Abstract
Plaçant au centre de ses recherches la vie affective humaine, Théodule Ribot (1839-1916), qui
participe au développement de la psychologie scientifique en France, est l’un des premiers à penser
les rapports entre mémoire et émotions. Au sein de ce qu’il appelle la « mémoire affective », Ribot
pense qu’il existe une mémoire spécifique des émotions. A l’intérieur de la communauté des
psychologues scientifiques sa proposition a pour effet d’initier un débat à propos de l’existence, de
la définition et du contenu de cette mémoire. Le présent article vise à proposer une synthèse et une
analyse critique du développement théorique de la notion de « mémoire affective » au début du 20 e
siècle.
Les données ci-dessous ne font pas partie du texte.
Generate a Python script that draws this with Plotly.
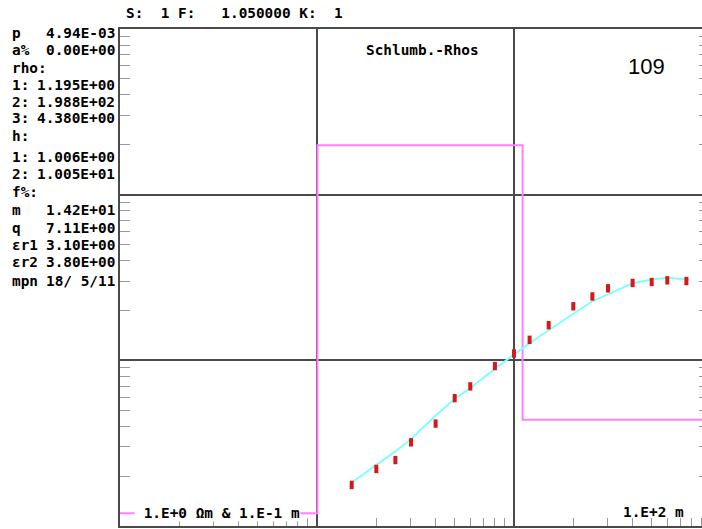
import plotly.graph_objects as go

# ---------------- data ----------------
# measured apparent resistivities (Schlumberger AB/2 in m, rho_a in Ohm m)
ab2_obs = [1.5, 2.0, 2.5, 3.0, 4.0, 5.0, 6.0, 8.0, 10, 12, 15, 20, 25, 30, 40, 50, 60, 75]
rho_obs = [1.77, 2.21, 2.50, 3.20, 4.15, 5.91, 6.96, 9.23, 11.0, 13.3, 16.3, 21.2, 24.3, 27.2, 29.3, 29.7, 30.4, 30.1]

# model response curve
ab2_fit = [1.5, 2.0, 2.5, 3.0, 4.0, 5.0, 6.0, 8.0, 10, 12, 15, 20, 25, 30, 40, 50, 60, 75, 78]
rho_fit = [1.83, 2.34, 2.82, 3.35, 4.64, 5.86, 6.79, 8.91, 10.9, 12.7, 15.2, 19.2, 22.8, 25.0, 29.2, 30.8, 31.5, 30.8, 30.6]

# layered model
layer_rho = [1.195, 198.8, 4.380]
layer_h = [1.006, 10.05]

# side panel text
panel_rows = [
    ("p", "4.94E-03"),
    ("a%", "0.00E+00"),
    ("rho:", ""),
    ("1:", "1.195E+00"),
    ("2:", "1.988E+02"),
    ("3:", "4.380E+00"),
    ("h:", ""),
    ("1:", "1.006E+00"),
    ("2:", "1.005E+01"),
    ("f%:", ""),
    ("m", "1.42E+01"),
    ("q", "7.11E+00"),
    ("\u03b5r1", "3.10E+00"),
    ("\u03b5r2", "3.80E+00"),
    ("mpn", "18/\u00a05/11"),
]
panel_y = [33, 50, 68, 85, 102, 118, 136, 157, 174, 192, 210, 228, 245, 262, 281]

header_text = "S:\u00a0\u00a01\u00a0F:\u00a0\u00a0\u00a01.050000\u00a0K:\u00a0\u00a01"
title_text = "Schlumb.-Rhos"
station_text = "109"
scale_text_left = "\u00a01.E+0\u00a0\u03a9m\u00a0&\u00a01.E-1\u00a0m"
scale_text_right = "1.E+2\u00a0m"

# ---------------- layout constants ----------------
W, H = 702, 529
ML, MR, MT, MB = 120, 0, 29, 3
PW, PH = W - ML - MR, H - MT - MB
XR = [-1, -1 + PW / 197.0]
YR = [0, 3]

def px(x):
    return (x - ML) / PW

def py(y):
    return (H - MB - y) / PH

MONO = "DejaVu Sans Mono"
FS = 14.4

# model step curve built from layers
depths = [layer_h[0], layer_h[0] + layer_h[1]]
model_x = [10 ** XR[0], depths[0], depths[0], depths[1], depths[1], 10 ** XR[1]]
model_y = [layer_rho[0], layer_rho[0], layer_rho[1], layer_rho[1], layer_rho[2], layer_rho[2]]

minor_x = [m * 10 ** e for e in (-1, 0, 1) for m in range(2, 10)]
minor_y = [m * 10 ** e for e in (0, 1, 2) for m in range(2, 10)]

fig = go.Figure()
fig.add_trace(go.Scatter(x=model_x, y=model_y, mode="lines",
                         line=dict(color="#ff80ff", width=2), hoverinfo="skip"))
fig.add_trace(go.Scatter(x=ab2_fit, y=rho_fit, mode="lines",
                         line=dict(color="#80ffff", width=2), hoverinfo="skip"))
fig.add_trace(go.Scatter(x=ab2_obs, y=rho_obs, mode="markers",
                         marker=dict(symbol="line-ns-open", size=6, color="#d81818",
                                     line=dict(color="#d81818", width=4))))
# invisible trace for right-side ticks
fig.add_trace(go.Scatter(x=[ab2_obs[0]], y=[rho_obs[0]], yaxis="y2", mode="markers",
                         marker=dict(opacity=0), hoverinfo="skip"))

fig.update_layout(
    width=W, height=H,
    margin=dict(l=ML, r=MR, t=MT, b=MB),
    paper_bgcolor="white", plot_bgcolor="white",
    showlegend=False,
    xaxis=dict(type="log", range=XR, tickvals=[1, 10], showticklabels=False,
               ticks="", showgrid=True, gridcolor="#4a4a4a", gridwidth=2,
               showline=True, linecolor="#4a4a4a", linewidth=2, mirror=True,
               zeroline=False,
               minor=dict(tickvals=minor_x, ticks="inside", ticklen=8,
                          tickcolor="#999999", tickwidth=1, showgrid=False)),
    yaxis=dict(type="log", range=YR, tickvals=[10, 100], showticklabels=False,
               ticks="", showgrid=True, gridcolor="#4a4a4a", gridwidth=2,
               showline=True, linecolor="#4a4a4a", linewidth=2, mirror=False,
               zeroline=False,
               minor=dict(tickvals=minor_y, ticks="inside", ticklen=10,
                          tickcolor="#999999", tickwidth=1, showgrid=False)),
    yaxis2=dict(type="log", range=YR, overlaying="y", side="right",
                tickvals=[10, 100], showticklabels=False, ticks="",
                showgrid=False, showline=False, zeroline=False,
                minor=dict(tickvals=minor_y, ticks="inside", ticklen=3,
                           tickcolor="#999999", tickwidth=1, showgrid=False)),
)

ann = []
for (lab, val), yy in zip(panel_rows, panel_y):
    ann.append(dict(x=px(10), y=py(yy), xref="paper", yref="paper", text=lab,
                    xanchor="left", yanchor="middle", showarrow=False,
                    font=dict(family=MONO, size=FS, color="black", weight="bold")))
    if val:
        ann.append(dict(x=px(117), y=py(yy), xref="paper", yref="paper", text=val,
                        xanchor="right", yanchor="middle", showarrow=False,
                        font=dict(family=MONO, size=FS, color="black", weight="bold")))

ann.append(dict(x=px(124), y=py(13), xref="paper", yref="paper", text=header_text,
                xanchor="left", yanchor="middle", showarrow=False,
                font=dict(family=MONO, size=FS, color="black", weight="bold")))
ann.append(dict(x=px(422), y=py(50), xref="paper", yref="paper", text=title_text,
                xanchor="center", yanchor="middle", showarrow=False,
                font=dict(family=MONO, size=FS, color="black", weight="bold")))
ann.append(dict(x=px(646), y=py(66), xref="paper", yref="paper", text=station_text,
                xanchor="center", yanchor="middle", showarrow=False,
                font=dict(family="Liberation Sans", size=22, color="black")))
ann.append(dict(x=px(134), y=py(513), xref="paper", yref="paper", text=scale_text_left,
                xanchor="left", yanchor="middle", showarrow=False, bgcolor="white",
                borderpad=0,
                font=dict(family=MONO, size=FS, color="black", weight="bold")))
ann.append(dict(x=px(686), y=py(512), xref="paper", yref="paper", text=scale_text_right,
                xanchor="right", yanchor="middle", showarrow=False,
                font=dict(family=MONO, size=FS, color="black", weight="bold")))
fig.update_layout(annotations=ann)

fig.write_html("out.html",
               config={"displayModeBar": False},
               post_script="document.body.style.margin='0';document.body.style.overflow='hidden';")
Après avoir détaillé les propositions initiales de Ribot, nous mettons en évidence
l’émergence progressive d’un consensus : même si d’un point de vue théorique il est possible de
distinguer la mémoire affective de la mémoire intellectuelle, tout souvenir présente des éléments
intellectuels et des éléments affectifs à des degrés variables, allant de l’évocation abstraite du passé
grâce aux concepts langagiers, à la reviviscence de l’émotion passée. Si dans le cadre académique
ces débats sont tombés dans l’oubli, nous montrons brièvement à la fin de cet article qu’il est
toutefois possible d’établir une continuité conceptuelle avec la recherche actuelle en sciences
cognitives et en neurosciences, qui gagneraient à relire cette littérature centenaire.